A week or so later, my coordinator contacted me to tell me that the result for the 24 hour urine test was not good (obviously because I wasn’t instructed on how to do it properly from the lab). I was asked to repeat the test where I did it properly; I even kept my pee jug in our fridge (I think it weirded Robert out having a jug of pee beside the milk but whatever). The second result came back with amazing results.
Any test that comes back weird or failed is always redone to confirm and make sure there was not just a problem with the test. This was great because, as much as I did not want to redo anything (especially the 24 hour urine), it took some of the pressure off by knowing that I had another chance if something wasn’t quite right.
My next set of tests was in the big city, a 5 hour drive away on February 22, 2017. I was required to have a PAP test done by my family doctor prior to this date.
This busy day of appointments included:
- Bloodwork for the crossmatch and tissue typing (to see if Robert and I matched FINALLY)
- Urine test
- ECG (another one because the results of my first one never were recorded or sent to the donor coordinator)

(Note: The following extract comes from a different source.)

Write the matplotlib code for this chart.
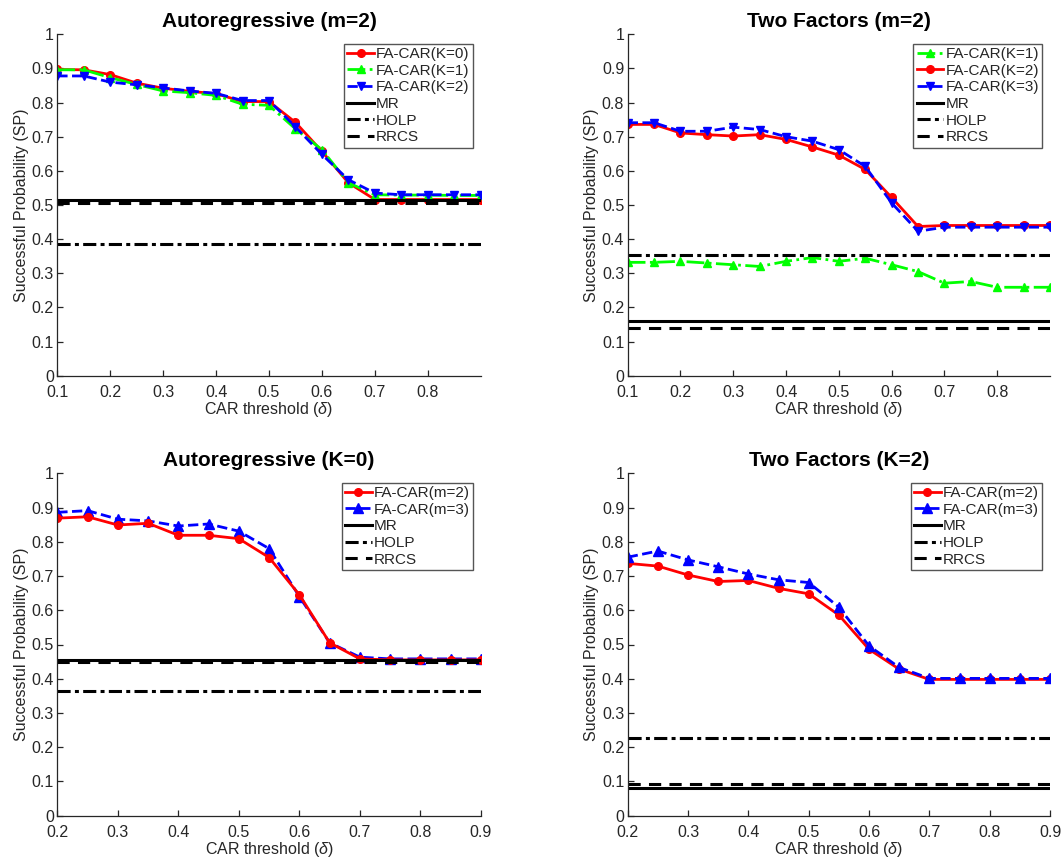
import matplotlib
matplotlib.use("Agg")
import matplotlib.pyplot as plt
import numpy as np

plt.rcParams['font.family'] = ['Liberation Sans', 'DejaVu Sans']
plt.rcParams['mathtext.fontset'] = 'custom'
plt.rcParams['mathtext.it'] = 'Liberation Sans:italic'
plt.rcParams['mathtext.rm'] = 'Liberation Sans'

# ---------------- data ----------------
x_top = [0.10, 0.15, 0.20, 0.25, 0.30, 0.35, 0.40, 0.45, 0.50, 0.55, 0.60, 0.65, 0.70, 0.75, 0.80, 0.85, 0.90]
x_bot = [0.20, 0.25, 0.30, 0.35, 0.40, 0.45, 0.50, 0.55, 0.60, 0.65, 0.70, 0.75, 0.80, 0.85, 0.90]

# Panel 1: Autoregressive (m=2)
ar_m2_k0 = [0.897, 0.896, 0.882, 0.857, 0.842, 0.833, 0.826, 0.803, 0.803, 0.742, 0.657, 0.565, 0.516, 0.516, 0.516, 0.516, 0.516]
ar_m2_k1 = [0.896, 0.896, 0.873, 0.853, 0.834, 0.829, 0.821, 0.795, 0.792, 0.723, 0.662, 0.565, 0.530, 0.529, 0.529, 0.528, 0.528]
ar_m2_k2 = [0.878, 0.878, 0.860, 0.852, 0.843, 0.834, 0.827, 0.806, 0.806, 0.729, 0.648, 0.574, 0.535, 0.530, 0.530, 0.530, 0.530]
ar_m2_mr, ar_m2_holp, ar_m2_rrcs = 0.516, 0.386, 0.506

# Panel 2: Two Factors (m=2)
tf_m2_k1 = [0.332, 0.332, 0.335, 0.330, 0.325, 0.320, 0.335, 0.346, 0.335, 0.344, 0.325, 0.305, 0.271, 0.276, 0.259, 0.259, 0.259]
tf_m2_k2 = [0.736, 0.736, 0.711, 0.706, 0.702, 0.706, 0.692, 0.670, 0.646, 0.604, 0.522, 0.437, 0.440, 0.440, 0.440, 0.440, 0.440]
tf_m2_k3 = [0.741, 0.741, 0.716, 0.716, 0.728, 0.721, 0.700, 0.687, 0.662, 0.613, 0.506, 0.423, 0.435, 0.435, 0.435, 0.435, 0.435]
tf_m2_mr, tf_m2_holp, tf_m2_rrcs = 0.160, 0.354, 0.139

# Panel 3: Autoregressive (K=0)
ar_k0_m2 = [0.869, 0.873, 0.849, 0.854, 0.819, 0.819, 0.809, 0.754, 0.645, 0.505, 0.458, 0.455, 0.455, 0.455, 0.455]
ar_k0_m3 = [0.886, 0.891, 0.866, 0.861, 0.846, 0.852, 0.831, 0.780, 0.640, 0.505, 0.463, 0.458, 0.458, 0.458, 0.458]
ar_k0_mr, ar_k0_holp, ar_k0_rrcs = 0.455, 0.365, 0.450

# Panel 4: Two Factors (K=2)
tf_k2_m2 = [0.737, 0.729, 0.703, 0.684, 0.687, 0.664, 0.648, 0.586, 0.486, 0.428, 0.398, 0.398, 0.398, 0.398, 0.398]
tf_k2_m3 = [0.755, 0.773, 0.747, 0.727, 0.706, 0.689, 0.681, 0.609, 0.496, 0.433, 0.401, 0.401, 0.401, 0.401, 0.401]
tf_k2_mr, tf_k2_holp, tf_k2_rrcs = 0.080, 0.226, 0.092

xticks_top = [0.1, 0.2, 0.3, 0.4, 0.5, 0.6, 0.7, 0.8]
xticks_bot = [0.2, 0.3, 0.4, 0.5, 0.6, 0.7, 0.8, 0.9]
yticks = [0, 0.1, 0.2, 0.3, 0.4, 0.5, 0.6, 0.7, 0.8, 0.9, 1]
yticklabels = ['0', '0.1', '0.2', '0.3', '0.4', '0.5', '0.6', '0.7', '0.8', '0.9', '1']

# ---------------- styles ----------------
LW = 2.0
TXT = '#262626'
RED = '#ff0000'
GREEN = '#00ff00'
BLUE = '#0000ff'
DASHDOT = (0, (4.3, 1.4, 1.3, 1.4))
DASHED = (0, (4.0, 2.7))

fig = plt.figure(figsize=(10.63, 8.61), dpi=100)
W, H = 1063, 861

def make_ax(l, r, t, b):
    return fig.add_axes([l / W, 1 - b / H, (r - l) / W, (b - t) / H])

ax1 = make_ax(57.3, 480.7, 34.3, 375.7)
ax2 = make_ax(627.7, 1050, 34.3, 375.7)
ax3 = make_ax(57.3, 481, 473.3, 815.7)
ax4 = make_ax(627.7, 1050, 473.3, 815.7)

def baselines(ax, xs, mr, holp, rrcs):
    xx = [xs[0], xs[-1]]
    ax.plot(xx, [mr, mr], color='black', lw=LW * 1.1, ls='-', label='MR')
    ax.plot(xx, [holp, holp], color='black', lw=LW * 1.1, ls=DASHDOT, label='HOLP')
    ax.plot(xx, [rrcs, rrcs], color='black', lw=LW * 1.1, ls=DASHED, label='RRCS')

def style(ax, title, xt, xlim):
    ax.set_xlim(*xlim)
    ax.set_ylim(0, 1)
    ax.set_xticks(xt)
    ax.set_xticklabels([f'{v:.1f}' for v in xt])
    ax.set_yticks(yticks)
    ax.set_yticklabels(yticklabels)
    for s in ['top', 'right']:
        ax.spines[s].set_visible(False)
    for s in ['left', 'bottom']:
        ax.spines[s].set_color(TXT)
        ax.spines[s].set_linewidth(0.9)
    ax.tick_params(direction='in', length=4, width=0.9, colors=TXT, labelsize=11.5)
    ax.tick_params(axis='x', pad=6.5)
    ax.tick_params(axis='y', pad=2.5)
    ax.set_title(title, fontsize=15, fontweight='bold', pad=5)
    ax.set_xlabel(r'CAR threshold ($\delta$)', fontsize=11.5, color=TXT, labelpad=0)
    ax.set_ylabel('Successful Probability (SP)', fontsize=11.5, color=TXT, labelpad=2)

def legend(ax, order=None):
    h, l = ax.get_legend_handles_labels()
    if order is not None:
        h = [h[i] for i in order]
        l = [l[i] for i in order]
    leg = ax.legend(h, l, loc='upper right', bbox_to_anchor=(0.982, 0.972), borderaxespad=0,
                    fontsize=11, handlelength=1.75, handletextpad=0.15, labelspacing=0.17,
                    borderpad=0.22, fancybox=False, framealpha=1, edgecolor='#555555')
    leg.get_frame().set_linewidth(1.0)
    for t in leg.get_texts():
        t.set_color(TXT)

# Panel 1
ax1.plot(x_top, ar_m2_k0, color=RED, lw=LW, ls='-', marker='o', ms=5.5, label='FA-CAR(K=0)')
ax1.plot(x_top, ar_m2_k1, color=GREEN, lw=LW, ls='-.', marker='^', ms=6, label='FA-CAR(K=1)')
ax1.plot(x_top, ar_m2_k2, color=BLUE, lw=LW, ls='--', marker='v', ms=6, label='FA-CAR(K=2)')
baselines(ax1, x_top, ar_m2_mr, ar_m2_holp, ar_m2_rrcs)
style(ax1, 'Autoregressive (m=2)', xticks_top, (0.1, 0.9))
legend(ax1)

# Panel 2
ax2.plot(x_top, tf_m2_k1, color=GREEN, lw=LW, ls='-.', marker='^', ms=6, label='FA-CAR(K=1)')
ax2.plot(x_top, tf_m2_k2, color=RED, lw=LW, ls='-', marker='o', ms=5.5, label='FA-CAR(K=2)')
ax2.plot(x_top, tf_m2_k3, color=BLUE, lw=LW, ls='--', marker='v', ms=6, label='FA-CAR(K=3)')
baselines(ax2, x_top, tf_m2_mr, tf_m2_holp, tf_m2_rrcs)
style(ax2, 'Two Factors (m=2)', xticks_top, (0.1, 0.9))
legend(ax2)

# Panel 3
ax3.plot(x_bot, ar_k0_m3, color=BLUE, lw=LW, ls='--', marker='^', ms=6.5, label='FA-CAR(m=3)')
ax3.plot(x_bot, ar_k0_m2, color=RED, lw=LW, ls='-', marker='o', ms=5.5, label='FA-CAR(m=2)')
baselines(ax3, x_bot, ar_k0_mr, ar_k0_holp, ar_k0_rrcs)
style(ax3, 'Autoregressive (K=0)', xticks_bot, (0.2, 0.9))
legend(ax3, order=[1, 0, 2, 3, 4])

# Panel 4
ax4.plot(x_bot, tf_k2_m2, color=RED, lw=LW, ls='-', marker='o', ms=5.5, label='FA-CAR(m=2)')
ax4.plot(x_bot, tf_k2_m3, color=BLUE, lw=LW, ls='--', marker='^', ms=6.5, label='FA-CAR(m=3)')
baselines(ax4, x_bot, tf_k2_mr, tf_k2_holp, tf_k2_rrcs)
style(ax4, 'Two Factors (K=2)', xticks_bot, (0.2, 0.9))
legend(ax4)

fig.savefig('out.png', dpi=100)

- Radioisotope GFR Scan with split function and fluid Loading (they injected radioactive dye into my arm through an IV, then I had to lay under a scanning machine for 45 minutes, then have blood drawn 1 hour after the injection and again 2 hours after that. This test shows the kidneys filtering the radioactive substance from my body and it measures the levels of the substance in my blood 1 and 3 hours after injection to be sure my kidneys were filtering properly).

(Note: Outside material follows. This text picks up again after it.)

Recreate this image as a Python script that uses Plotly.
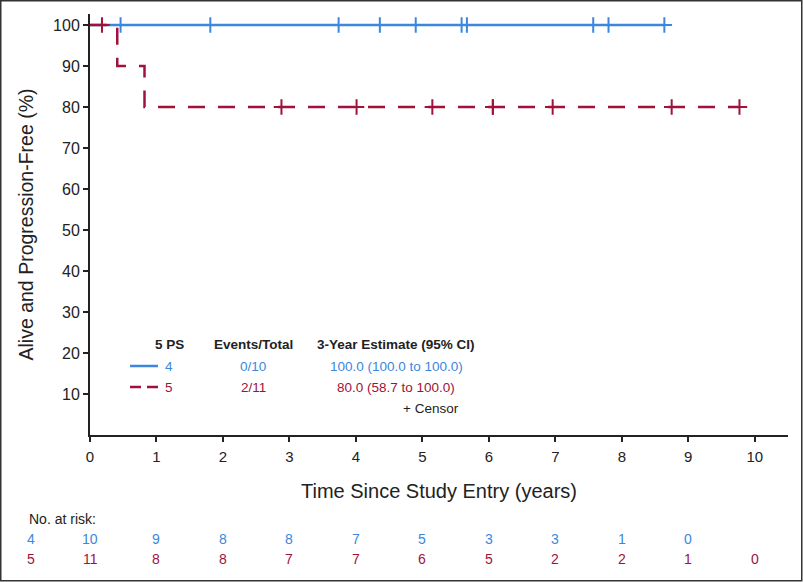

- Appointment with a transplant social worker (where they do a psychological evaluation, ensure that I was not being paid or pressured/forced to donate, discuss financial factors, etc)
This was a very LONG day but it went quite well overall. And I was back to playing the waiting game.

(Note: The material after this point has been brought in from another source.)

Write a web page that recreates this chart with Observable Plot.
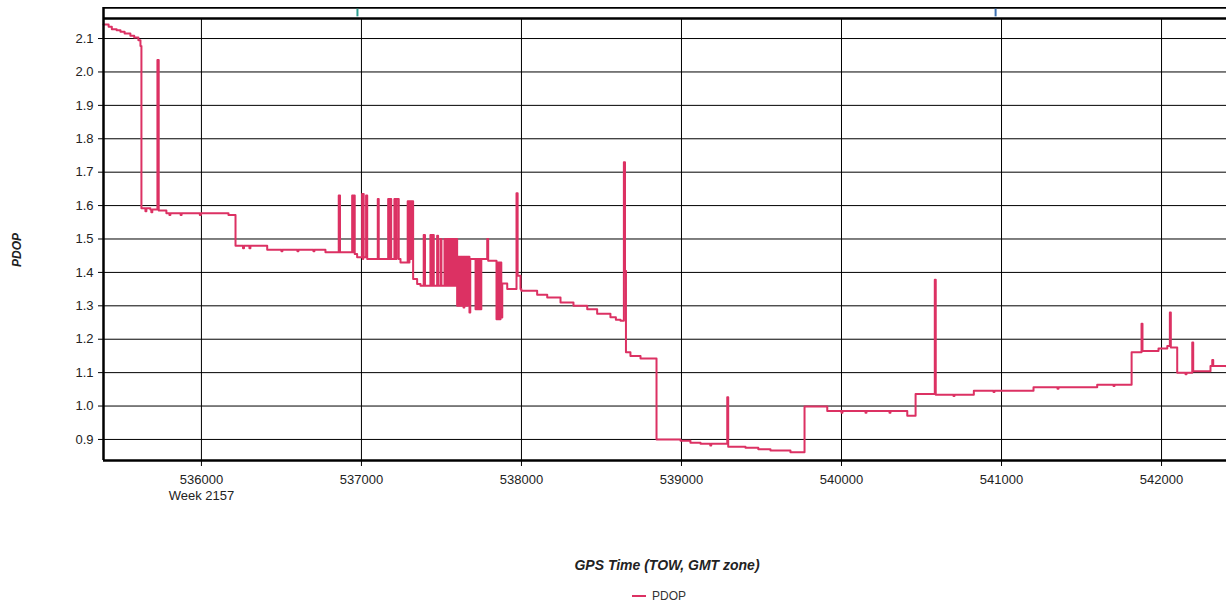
<!DOCTYPE html>
<html>
<head>
<meta charset="utf-8">
<script src="https://cdn.jsdelivr.net/npm/d3@7"></script>
<script src="https://cdn.jsdelivr.net/npm/@observablehq/plot@0.6"></script>
<style>
  html, body { margin: 0; padding: 0; background: #fff; }
  #wrap { position: relative; width: 1226px; height: 608px; overflow: hidden; background: #fff;
          font-family: "Liberation Sans", Arial, sans-serif; }
  #chart { position: absolute; left: 0; top: 0; }
  #strip { position: absolute; left: 0; top: 7px; }
  #ylab { position: absolute; left: 17px; top: 250px; transform: translate(-50%, -50%) rotate(-90deg);
          font-weight: bold; font-style: italic; font-size: 12px; color: #222; white-space: nowrap; }
  #xlab { position: absolute; left: 667px; top: 565px; transform: translate(-50%, -50%);
          font-weight: bold; font-style: italic; font-size: 14px; color: #222; white-space: nowrap; }
  #legend { position: absolute; left: 632px; top: 589px; font-size: 12px; color: #333; display: flex; align-items: center; }
  #legend .sw { width: 14px; height: 2px; background: #dc3163; margin-right: 6px; }
</style>
</head>
<body>
<div id="wrap">
  <div id="chart"></div>
  <div id="strip"></div>
  <div id="ylab">PDOP</div>
  <div id="xlab">GPS Time (TOW, GMT zone)</div>
  <div id="legend"><div class="sw"></div><span>PDOP</span></div>
</div>
<script>
// GPS time of week (s) and PDOP (step series)
const tow = [
  535388, 535420, 535440, 535470, 535494, 535520, 535556, 535580, 535606, 535619,
  535625, 535650, 535656, 535681, 535687, 535693, 535725, 535733, 535781, 535800,
  535806, 535870, 535876, 535990, 535996, 536169, 536213, 536260, 536266, 536300,
  536306, 536411, 536500, 536506, 536600, 536606, 536700, 536706, 536775, 536858,
  536866, 536942, 536947, 536952, 536958, 536973, 537004, 537009, 537011, 537014,
  537029, 537036, 537102, 537108, 537167, 537175, 537180, 537186, 537206, 537214,
  537220, 537233, 537244, 537289, 537296, 537300, 537308, 537312, 537323, 537348,
  537369, 537389, 537397, 537431, 537440, 537445, 537452, 537473, 537479, 537494,
  537500, 537519, 537525, 537536, 537541,
  537546, 537551, 537556, 537561, 537566, 537571, 537576, 537581, 537586, 537591, 537596,
  537598, 537603, 537608, 537613, 537618, 537623, 537628, 537633, 537638, 537643, 537648,
  537653, 537658, 537663, 537675, 537680,
  537713, 537718, 537723, 537728, 537733, 537738, 537744, 537749, 537786, 537792,
  537844, 537849, 537854, 537859, 537864, 537869, 537874, 537880, 537911, 537969,
  537976, 537994, 537999, 538098, 538161, 538244, 538325, 538411, 538473, 538556,
  538590, 538619, 538640, 538647, 538653, 538681, 538744, 538844, 538994, 539056,
  539119, 539180, 539186, 539286, 539292, 539400, 539480, 539556, 539681, 539769,
  539911, 540000, 540006, 540150, 540156, 540300, 540306, 540411, 540463, 540583,
  540589, 540700, 540706, 540827, 540950, 540956, 541200, 541350, 541356, 541598,
  541700, 541706, 541813, 541875, 541881, 541981, 542036, 542052, 542058, 542098,
  542150, 542156, 542192, 542198, 542306, 542317, 542323, 542406
];
const pdop = [
  2.142, 2.135, 2.128, 2.125, 2.120, 2.115, 2.108, 2.103, 2.095, 2.078,
  1.592, 1.583, 1.592, 1.588, 1.580, 1.588, 2.036, 1.585, 1.577, 1.572,
  1.577, 1.572, 1.577, 1.572, 1.577, 1.572, 1.480, 1.472, 1.480, 1.472,
  1.480, 1.468, 1.463, 1.468, 1.463, 1.468, 1.463, 1.468, 1.460, 1.630,
  1.460, 1.630, 1.460, 1.630, 1.455, 1.445, 1.635, 1.440, 1.635, 1.445,
  1.630, 1.440, 1.620, 1.440, 1.620, 1.440, 1.620, 1.440, 1.620, 1.440,
  1.620, 1.440, 1.430, 1.613, 1.430, 1.613, 1.440, 1.613, 1.380, 1.365,
  1.360, 1.512, 1.360, 1.512, 1.360, 1.512, 1.360, 1.510, 1.360, 1.500,
  1.360, 1.500, 1.360, 1.500, 1.360,
  1.500, 1.360, 1.500, 1.360, 1.500, 1.360, 1.500, 1.360, 1.500, 1.360, 1.500,
  1.300, 1.447, 1.300, 1.447, 1.300, 1.447, 1.300, 1.447, 1.295, 1.447, 1.300,
  1.447, 1.300, 1.447, 1.280, 1.440,
  1.290, 1.440, 1.290, 1.440, 1.290, 1.440, 1.290, 1.440, 1.500, 1.435,
  1.260, 1.430, 1.260, 1.430, 1.260, 1.430, 1.265, 1.367, 1.350, 1.637,
  1.390, 1.350, 1.345, 1.333, 1.325, 1.310, 1.300, 1.290, 1.276, 1.266,
  1.258, 1.255, 1.730, 1.405, 1.161, 1.150, 1.142, 0.900, 0.896, 0.890,
  0.887, 0.882, 0.887, 1.026, 0.878, 0.875, 0.871, 0.867, 0.862, 0.999,
  0.985, 0.980, 0.985, 0.980, 0.985, 0.980, 0.985, 0.971, 1.036, 1.378,
  1.034, 1.030, 1.034, 1.046, 1.042, 1.046, 1.056, 1.052, 1.056, 1.064,
  1.060, 1.064, 1.161, 1.246, 1.165, 1.172, 1.180, 1.280, 1.175, 1.100,
  1.095, 1.100, 1.190, 1.104, 1.120, 1.138, 1.120, 1.118
];

const xTicks = [536000, 537000, 538000, 539000, 540000, 541000, 542000];
const yTicks = [0.9, 1.0, 1.1, 1.2, 1.3, 1.4, 1.5, 1.6, 1.7, 1.8, 1.9, 2.0, 2.1];
const weekLabel = "Week 2157";
const weekTick = 536000;
const xDomain = [535388, 542406];
const yDomain = [0.837, 2.16];
// event markers in the top strip
const markerTimes = [536975, 540963];
const markerColors = ["#2a9d8f", "#3b6fb0"];

const data = tow.map((t, i) => ({t, v: pdop[i]}));
const lineColor = "#dc3163";

const chart = Plot.plot({
  width: 1226,
  height: 520,
  marginTop: 18,
  marginLeft: 103,
  marginRight: 0,
  marginBottom: 60,
  style: {fontFamily: "'Liberation Sans', Arial, sans-serif", fontSize: "13px", color: "#222", background: "#fff", overflow: "visible"},
  x: {domain: xDomain},
  y: {domain: yDomain},
  marks: [
    Plot.gridX(xTicks, {stroke: "#000", strokeOpacity: 1, strokeWidth: 1}),
    Plot.gridY(yTicks, {stroke: "#000", strokeOpacity: 1, strokeWidth: 1}),
    Plot.axisY(yTicks, {tickSize: 5, tickPadding: 5, tickFormat: d3.format(".1f"), label: null, stroke: "#000"}),
    Plot.axisX(xTicks, {tickSize: 6, tickPadding: 5, label: null, stroke: "#000", lineHeight: 1.3,
      tickFormat: d => d === weekTick ? `${d}\n${weekLabel}` : `${d}`}),
    Plot.line(data, {x: "t", y: "v", curve: "step-after", stroke: lineColor, strokeWidth: 2}),
    Plot.ruleX([xDomain[0]], {stroke: "#000", strokeWidth: 2.5}),
    Plot.ruleY([yDomain[0]], {stroke: "#000", strokeWidth: 2.5}),
    Plot.ruleY([yDomain[1]], {stroke: "#000", strokeWidth: 2.5})
  ]
});
document.getElementById("chart").appendChild(chart);

const strip = Plot.plot({
  width: 1226,
  height: 11,
  marginTop: 0, marginBottom: 0, marginLeft: 103, marginRight: 0,
  x: {domain: xDomain, axis: null},
  y: {domain: [0, 1], axis: null},
  style: {background: "transparent"},
  marks: [
    Plot.ruleY([1], {stroke: "#000", strokeWidth: 2.5}),
    Plot.ruleX([xDomain[0]], {stroke: "#000", strokeWidth: 2.5}),
    Plot.ruleX(markerTimes, {x: d => d, y1: 0.15, y2: 0.85, stroke: (d, i) => markerColors[i], strokeWidth: 2})
  ]
});
document.getElementById("strip").appendChild(strip);
</script>
</body>
</html>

On March 7 2017, my transplant coordinator called to tell me that the Crossmatch was negative (WHICH IS GOOD!), meaning that our blood didn’t fight. And they were going to be booking me in to meet with a nephrologist (kidney specialist).
I had to go back to the big city for April 6 and 7, 2017 for the next stage of testing.
April 6 was the meeting with the nephrologist. He went over all of the tests that I had done and asked me some questions. He was very impressed with my health but said that I had to redo the 24 hour urine (again!) because of the poor result I got the first time. With the first test being bad and the second result being awesome, he wanted to ensure that the second result was the correct and consistent one.
April 7 was my abdominal CT with contrast dye. This CT is a map for the surgeon, so that they can see the layout of my abdomen and where my major vessels are located to assess the risks involved and which side would be better to take from if I did make it to surgery. It also shows them the size of my kidneys and how many viens and arteries are going to each kidney (normal is having 1 vein and 1 artery but some people have 2-3 of each and that can increase risks).
I went home and, a week or so later, I completed the 24 hour hour urine test for the third time.
It took a while to hear anything back but i finally got the call on May 3. My 24 hour urine test got another amazing result and the nephrologist figured that i am a good match and candidate for surgery. He signed me off to go on to the next step: meeting the surgeon on May 8.